Despite a massive international effort not a single piece of debris from the flight has so far been found.

The flight, which disappeared during a routine journey from Kuala Lumpur to Beijing on Saturday, March 8th, had 239 people on board.

The Australian Prime Minister Tony Abbott announced the end of the aerial search yesterday.

"It is highly unlikely at this stage that we will find any aircraft debris on the ocean surface. By this stage, 52 days into the search, most material would have become waterlogged and sunk," Mr Abbott said.

"Therefore, we are moving from the current phase to a phase which is focused on searching the ocean floor over a much larger area," he said.

The US Navy's Bluefin 21 robotic submarine has spent weeks scouring the initial search area for the plane in the remote Indian Ocean far off Australia's west coast, but has found no trace of the missing aircraft.
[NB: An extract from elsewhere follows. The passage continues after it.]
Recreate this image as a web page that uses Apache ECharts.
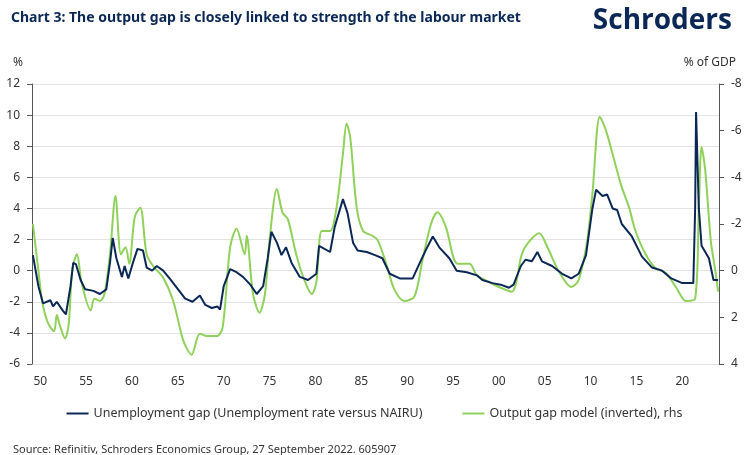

Officials are now looking to bring in new equipment that can search a larger patch of seabed for the plane, Abbott said. After seven weeks of searching the air effort is now over, some ships, however, will stay on the Indian Ocean in order to gather any debris that may surface.

The air search involved around 600 military personnel from at least seven countries. They solemnly posed for a commemorative photograph today to mark the end of the air effort.

Most of the air crews will leave the Royal Australian Air Force Base Pearce, near Perth, over the next few days.

Radar and satellite data show the jet veered far off course for unknown reasons during a flight from Kuala Lumpur, Malaysia, to Beijing. Analyses indicate it would have run out of fuel in the remote section of ocean where the search has been focused.

The unmanned sub has been creating a three-dimensional sonar map of the ocean floor for more than two weeks near where signals consistent with airplane black boxes were heard on April 8. The sub has searched a nearly 400-square kilometer (150-square mile) area.

Crews will now begin searching the plane's entire probable impact zone, an area 700 kilometers (430 miles) long and 80 kilometers (50 miles) wide, Abbott said.

That will be a monumental task — and one that will take time, warned Angus Houston, head of the search effort.

"If everything goes perfectly, I would say we'll be doing well if we do it in eight months," Houston said, adding that weather and technical issues could prolong the search well beyond that estimate.

Australian officials will be contacting private companies to bring in additional sonar mapping equipment that can be towed behind boats to search the expanded area at an estimated cost of $60 million, Abbott said. It could take officials several weeks to organize contracts for the new equipment and the Bluefin will continue to scour the seabed in the meantime, Abbott said.

So far, each country involved in the search has been bearing its own costs. But Abbott said Australia would now seek contributions from other countries to help pay for the new equipment.